Five core stages drive a defensible investigation: (1) assess and scope the complaint, (2) preserve digital and physical evidence, (3) conduct structured interviews — complainant first, subject last, (4) analyze evidence against a preponderance standard, and (5) issue a documented report with findings and corrective action recommendations.

What are 5 examples of serious misconduct?

Fraud or financial theft, harassment or discrimination, unauthorized access to or exfiltration of company data, workplace violence, and substance abuse on premises. All five typically require a formal investigation — with documented findings — before any disciplinary action is taken.

Can HR tell you not to talk about an investigation?

Organizations can instruct employees to maintain confidentiality during an active investigation to protect its integrity. However, blanket or permanent directives that restrict employees from consulting legal counsel or engaging in protected activity under labor law can create independent liability under NLRB standards.

What happens if a code of conduct is violated?

Consequences range from verbal or written warnings for minor infractions to suspension, demotion, or termination for serious violations.
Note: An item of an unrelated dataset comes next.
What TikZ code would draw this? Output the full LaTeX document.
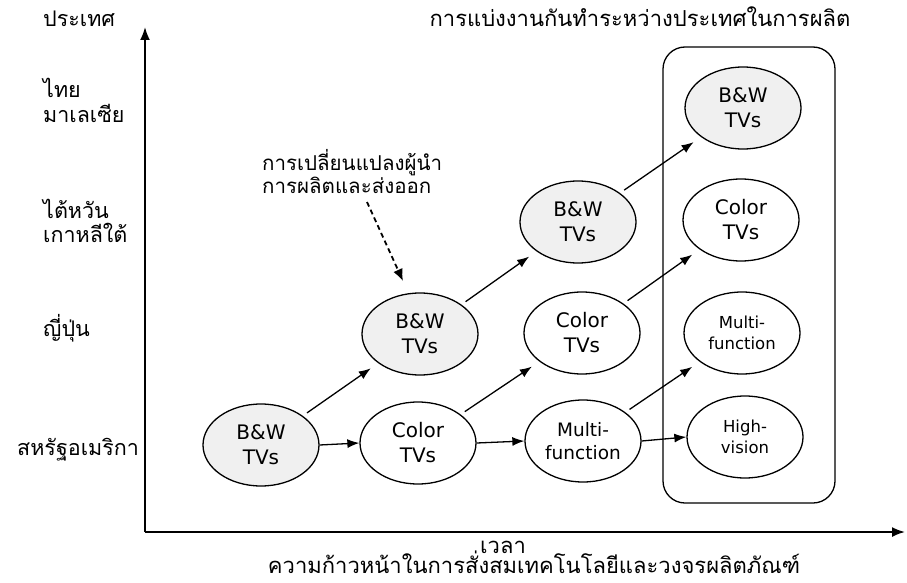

Cases involving illegal conduct may result in criminal or civil action. The appropriate consequence should always follow a completed, fair investigation.

How long should a workplace misconduct investigation take?

Start same-day for physical threats; EEOC federal-sector guidance calls for opening harassment cases within 10 calendar days. NAVEX benchmarks median closure at 28 days overall, with retaliation cases averaging 35 days. Insider threat cases with digital evidence routinely run longer — Ponemon research puts average containment at 86 days.

When should an employer bring in an outside investigator?

Bring in an outside investigator when: the accused holds authority over the internal investigation team, the case involves digital forensics or cyber misconduct beyond internal capability, or findings are likely to result in litigation, criminal referral, or regulatory scrutiny.